> _Data extract_:
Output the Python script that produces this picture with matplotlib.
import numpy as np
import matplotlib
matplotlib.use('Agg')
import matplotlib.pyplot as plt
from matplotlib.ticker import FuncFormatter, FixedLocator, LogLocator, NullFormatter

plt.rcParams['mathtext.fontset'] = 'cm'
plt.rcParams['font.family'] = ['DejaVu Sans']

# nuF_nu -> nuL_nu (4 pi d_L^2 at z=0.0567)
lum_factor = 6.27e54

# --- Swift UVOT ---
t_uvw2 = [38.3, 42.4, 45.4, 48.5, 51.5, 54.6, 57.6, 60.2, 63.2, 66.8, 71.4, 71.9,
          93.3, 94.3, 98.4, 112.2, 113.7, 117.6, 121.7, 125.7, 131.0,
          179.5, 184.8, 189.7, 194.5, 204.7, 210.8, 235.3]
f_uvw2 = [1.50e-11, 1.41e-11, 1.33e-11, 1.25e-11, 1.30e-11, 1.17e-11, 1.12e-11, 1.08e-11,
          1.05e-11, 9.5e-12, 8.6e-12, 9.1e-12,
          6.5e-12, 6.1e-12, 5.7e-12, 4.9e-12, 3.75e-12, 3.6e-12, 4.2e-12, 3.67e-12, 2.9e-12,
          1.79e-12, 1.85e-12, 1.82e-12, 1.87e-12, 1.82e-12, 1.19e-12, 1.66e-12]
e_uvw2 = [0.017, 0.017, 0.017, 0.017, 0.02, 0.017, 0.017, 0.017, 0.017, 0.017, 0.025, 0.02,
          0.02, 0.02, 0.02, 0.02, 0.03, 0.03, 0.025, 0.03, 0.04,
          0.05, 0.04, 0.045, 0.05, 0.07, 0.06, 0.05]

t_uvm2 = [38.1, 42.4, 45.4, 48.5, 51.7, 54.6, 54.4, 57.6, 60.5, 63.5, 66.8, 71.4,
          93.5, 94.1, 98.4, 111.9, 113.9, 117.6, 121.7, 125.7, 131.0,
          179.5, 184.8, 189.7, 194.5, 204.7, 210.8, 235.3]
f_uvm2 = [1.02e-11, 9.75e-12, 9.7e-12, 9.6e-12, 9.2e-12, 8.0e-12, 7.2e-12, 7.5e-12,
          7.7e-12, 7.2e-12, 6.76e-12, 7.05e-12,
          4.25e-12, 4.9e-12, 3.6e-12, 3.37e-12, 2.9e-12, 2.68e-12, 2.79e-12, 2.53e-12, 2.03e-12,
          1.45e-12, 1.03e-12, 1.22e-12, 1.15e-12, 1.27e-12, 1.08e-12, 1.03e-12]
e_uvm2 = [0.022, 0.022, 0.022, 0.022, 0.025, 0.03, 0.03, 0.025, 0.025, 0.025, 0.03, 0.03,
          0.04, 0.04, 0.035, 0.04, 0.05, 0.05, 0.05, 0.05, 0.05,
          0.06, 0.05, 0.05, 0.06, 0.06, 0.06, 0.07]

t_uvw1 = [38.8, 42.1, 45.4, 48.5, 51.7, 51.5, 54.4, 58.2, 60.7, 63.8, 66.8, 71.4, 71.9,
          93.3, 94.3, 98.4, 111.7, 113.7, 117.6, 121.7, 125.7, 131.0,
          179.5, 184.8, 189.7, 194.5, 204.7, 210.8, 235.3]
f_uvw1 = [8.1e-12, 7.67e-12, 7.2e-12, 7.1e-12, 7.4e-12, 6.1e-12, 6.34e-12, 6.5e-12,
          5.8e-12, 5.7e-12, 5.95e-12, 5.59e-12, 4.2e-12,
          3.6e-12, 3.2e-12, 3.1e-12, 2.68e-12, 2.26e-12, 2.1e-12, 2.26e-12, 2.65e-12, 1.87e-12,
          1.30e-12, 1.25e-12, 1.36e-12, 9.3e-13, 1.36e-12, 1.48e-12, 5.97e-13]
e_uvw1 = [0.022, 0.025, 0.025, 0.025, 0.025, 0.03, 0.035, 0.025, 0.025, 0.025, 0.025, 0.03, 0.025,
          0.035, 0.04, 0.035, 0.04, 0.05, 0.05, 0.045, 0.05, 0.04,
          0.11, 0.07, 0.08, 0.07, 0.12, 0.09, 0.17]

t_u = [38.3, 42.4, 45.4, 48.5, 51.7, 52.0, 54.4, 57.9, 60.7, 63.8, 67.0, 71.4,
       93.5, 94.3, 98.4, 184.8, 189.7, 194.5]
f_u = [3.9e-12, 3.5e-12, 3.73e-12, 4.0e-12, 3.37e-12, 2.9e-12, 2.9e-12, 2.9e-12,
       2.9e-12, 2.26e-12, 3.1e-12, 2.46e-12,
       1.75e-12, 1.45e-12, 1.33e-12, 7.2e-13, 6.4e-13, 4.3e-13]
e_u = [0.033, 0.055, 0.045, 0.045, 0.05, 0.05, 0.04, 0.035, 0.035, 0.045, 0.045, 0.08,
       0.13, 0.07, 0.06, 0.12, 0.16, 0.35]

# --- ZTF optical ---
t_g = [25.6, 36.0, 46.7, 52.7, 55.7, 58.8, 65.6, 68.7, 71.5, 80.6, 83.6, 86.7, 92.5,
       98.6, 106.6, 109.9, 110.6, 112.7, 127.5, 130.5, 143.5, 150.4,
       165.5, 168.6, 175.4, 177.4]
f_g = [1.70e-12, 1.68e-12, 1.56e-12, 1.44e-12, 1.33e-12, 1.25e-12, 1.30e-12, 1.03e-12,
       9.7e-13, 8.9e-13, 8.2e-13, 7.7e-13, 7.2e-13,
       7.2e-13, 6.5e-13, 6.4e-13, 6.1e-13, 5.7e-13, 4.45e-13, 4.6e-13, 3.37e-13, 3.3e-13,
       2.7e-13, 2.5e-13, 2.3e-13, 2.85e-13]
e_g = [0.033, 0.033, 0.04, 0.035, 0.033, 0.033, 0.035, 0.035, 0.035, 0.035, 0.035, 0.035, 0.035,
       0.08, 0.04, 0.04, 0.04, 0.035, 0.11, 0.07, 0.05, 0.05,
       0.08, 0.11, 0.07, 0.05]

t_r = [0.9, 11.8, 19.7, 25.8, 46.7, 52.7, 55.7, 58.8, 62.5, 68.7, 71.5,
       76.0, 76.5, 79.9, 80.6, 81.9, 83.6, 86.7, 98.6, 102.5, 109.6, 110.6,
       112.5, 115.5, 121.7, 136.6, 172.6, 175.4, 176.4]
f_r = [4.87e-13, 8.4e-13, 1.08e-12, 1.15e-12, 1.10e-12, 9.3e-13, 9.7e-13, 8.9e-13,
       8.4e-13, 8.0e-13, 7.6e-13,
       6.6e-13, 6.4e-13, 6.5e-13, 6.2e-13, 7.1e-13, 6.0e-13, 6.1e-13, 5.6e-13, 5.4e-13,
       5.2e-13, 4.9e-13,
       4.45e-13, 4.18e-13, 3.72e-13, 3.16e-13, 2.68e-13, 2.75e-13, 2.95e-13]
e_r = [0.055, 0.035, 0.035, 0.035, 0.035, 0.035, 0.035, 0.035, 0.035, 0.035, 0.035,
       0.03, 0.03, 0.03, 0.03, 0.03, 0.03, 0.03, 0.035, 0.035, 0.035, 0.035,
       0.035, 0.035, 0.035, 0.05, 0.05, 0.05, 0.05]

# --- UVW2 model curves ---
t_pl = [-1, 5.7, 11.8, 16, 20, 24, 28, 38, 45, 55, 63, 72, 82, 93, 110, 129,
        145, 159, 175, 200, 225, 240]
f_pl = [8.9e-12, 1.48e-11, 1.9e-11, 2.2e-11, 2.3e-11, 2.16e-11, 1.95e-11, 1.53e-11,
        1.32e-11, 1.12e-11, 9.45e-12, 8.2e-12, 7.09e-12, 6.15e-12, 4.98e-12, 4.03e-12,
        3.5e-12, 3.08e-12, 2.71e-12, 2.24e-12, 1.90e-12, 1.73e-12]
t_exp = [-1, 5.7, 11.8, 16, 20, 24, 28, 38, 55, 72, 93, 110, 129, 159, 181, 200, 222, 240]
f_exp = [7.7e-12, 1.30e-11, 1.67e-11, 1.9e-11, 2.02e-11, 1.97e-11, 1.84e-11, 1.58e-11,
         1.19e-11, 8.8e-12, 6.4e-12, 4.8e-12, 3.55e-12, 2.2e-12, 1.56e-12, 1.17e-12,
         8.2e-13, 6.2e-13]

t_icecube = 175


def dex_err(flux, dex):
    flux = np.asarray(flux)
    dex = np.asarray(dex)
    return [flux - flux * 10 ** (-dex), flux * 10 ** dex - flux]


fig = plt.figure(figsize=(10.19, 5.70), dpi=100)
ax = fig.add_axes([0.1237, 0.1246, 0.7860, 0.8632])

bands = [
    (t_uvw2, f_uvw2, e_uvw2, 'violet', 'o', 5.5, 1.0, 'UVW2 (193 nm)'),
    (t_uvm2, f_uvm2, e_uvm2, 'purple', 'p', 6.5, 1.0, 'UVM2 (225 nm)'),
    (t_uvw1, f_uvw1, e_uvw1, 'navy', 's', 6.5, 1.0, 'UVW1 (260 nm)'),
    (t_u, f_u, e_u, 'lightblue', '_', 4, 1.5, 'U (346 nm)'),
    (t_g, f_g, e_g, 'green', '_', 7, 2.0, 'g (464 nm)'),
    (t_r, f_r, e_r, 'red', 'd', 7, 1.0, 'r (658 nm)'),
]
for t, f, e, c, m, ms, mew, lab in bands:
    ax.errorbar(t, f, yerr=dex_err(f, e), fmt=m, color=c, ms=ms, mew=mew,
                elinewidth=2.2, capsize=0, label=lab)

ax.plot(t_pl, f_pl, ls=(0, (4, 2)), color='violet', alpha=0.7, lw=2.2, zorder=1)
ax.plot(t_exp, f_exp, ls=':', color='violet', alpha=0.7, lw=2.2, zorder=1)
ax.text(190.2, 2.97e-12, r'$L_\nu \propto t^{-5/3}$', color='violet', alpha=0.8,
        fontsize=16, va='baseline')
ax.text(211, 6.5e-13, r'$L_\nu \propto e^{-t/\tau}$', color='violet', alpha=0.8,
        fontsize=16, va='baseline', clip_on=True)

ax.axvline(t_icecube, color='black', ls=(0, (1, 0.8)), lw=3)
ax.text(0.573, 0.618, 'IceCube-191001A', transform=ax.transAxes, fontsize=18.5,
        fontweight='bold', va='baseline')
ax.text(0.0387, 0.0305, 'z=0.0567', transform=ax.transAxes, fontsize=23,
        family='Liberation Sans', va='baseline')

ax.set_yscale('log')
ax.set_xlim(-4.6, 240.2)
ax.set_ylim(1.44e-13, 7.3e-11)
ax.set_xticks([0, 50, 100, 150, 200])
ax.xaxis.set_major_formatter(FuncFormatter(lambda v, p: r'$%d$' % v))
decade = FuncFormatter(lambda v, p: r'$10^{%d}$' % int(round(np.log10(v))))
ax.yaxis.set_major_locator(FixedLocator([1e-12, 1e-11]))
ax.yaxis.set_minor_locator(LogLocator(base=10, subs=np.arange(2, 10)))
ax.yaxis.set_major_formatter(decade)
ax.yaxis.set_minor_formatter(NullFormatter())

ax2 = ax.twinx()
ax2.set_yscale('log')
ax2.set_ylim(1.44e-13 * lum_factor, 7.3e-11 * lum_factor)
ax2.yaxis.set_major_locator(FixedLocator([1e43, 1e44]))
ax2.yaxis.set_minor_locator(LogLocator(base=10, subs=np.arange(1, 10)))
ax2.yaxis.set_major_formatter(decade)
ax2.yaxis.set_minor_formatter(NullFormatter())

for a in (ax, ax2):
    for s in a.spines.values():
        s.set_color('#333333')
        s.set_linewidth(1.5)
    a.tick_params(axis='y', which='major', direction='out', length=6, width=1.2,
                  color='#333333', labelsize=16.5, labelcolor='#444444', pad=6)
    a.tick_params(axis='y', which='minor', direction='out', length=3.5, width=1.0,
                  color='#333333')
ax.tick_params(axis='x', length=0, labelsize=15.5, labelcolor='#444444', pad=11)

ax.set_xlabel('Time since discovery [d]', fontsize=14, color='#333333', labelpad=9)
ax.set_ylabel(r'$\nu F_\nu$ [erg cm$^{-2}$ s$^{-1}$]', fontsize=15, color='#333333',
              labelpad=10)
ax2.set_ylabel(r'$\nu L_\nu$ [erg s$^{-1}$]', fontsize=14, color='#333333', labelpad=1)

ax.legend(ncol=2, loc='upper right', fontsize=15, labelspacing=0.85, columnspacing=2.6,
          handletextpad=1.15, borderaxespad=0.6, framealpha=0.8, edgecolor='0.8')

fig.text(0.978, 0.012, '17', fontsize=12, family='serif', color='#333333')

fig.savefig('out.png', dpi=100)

> _What is expected_: Produce the lines from the top of the listing through the "0.05, 0.04, 0.045, 0.05, 0.07, 0.06, 0.05]" line exactly as they appear, with no additional output.

> _The answer_:
Output the Python script that produces this picture with matplotlib.
import numpy as np
import matplotlib
matplotlib.use('Agg')
import matplotlib.pyplot as plt
from matplotlib.ticker import FuncFormatter, FixedLocator, LogLocator, NullFormatter

plt.rcParams['mathtext.fontset'] = 'cm'
plt.rcParams['font.family'] = ['DejaVu Sans']

# nuF_nu -> nuL_nu (4 pi d_L^2 at z=0.0567)
lum_factor = 6.27e54

# --- Swift UVOT ---
t_uvw2 = [38.3, 42.4, 45.4, 48.5, 51.5, 54.6, 57.6, 60.2, 63.2, 66.8, 71.4, 71.9,
          93.3, 94.3, 98.4, 112.2, 113.7, 117.6, 121.7, 125.7, 131.0,
          179.5, 184.8, 189.7, 194.5, 204.7, 210.8, 235.3]
f_uvw2 = [1.50e-11, 1.41e-11, 1.33e-11, 1.25e-11, 1.30e-11, 1.17e-11, 1.12e-11, 1.08e-11,
          1.05e-11, 9.5e-12, 8.6e-12, 9.1e-12,
          6.5e-12, 6.1e-12, 5.7e-12, 4.9e-12, 3.75e-12, 3.6e-12, 4.2e-12, 3.67e-12, 2.9e-12,
          1.79e-12, 1.85e-12, 1.82e-12, 1.87e-12, 1.82e-12, 1.19e-12, 1.66e-12]
e_uvw2 = [0.017, 0.017, 0.017, 0.017, 0.02, 0.017, 0.017, 0.017, 0.017, 0.017, 0.025, 0.02,
          0.02, 0.02, 0.02, 0.02, 0.03, 0.03, 0.025, 0.03, 0.04,
          0.05, 0.04, 0.045, 0.05, 0.07, 0.06, 0.05]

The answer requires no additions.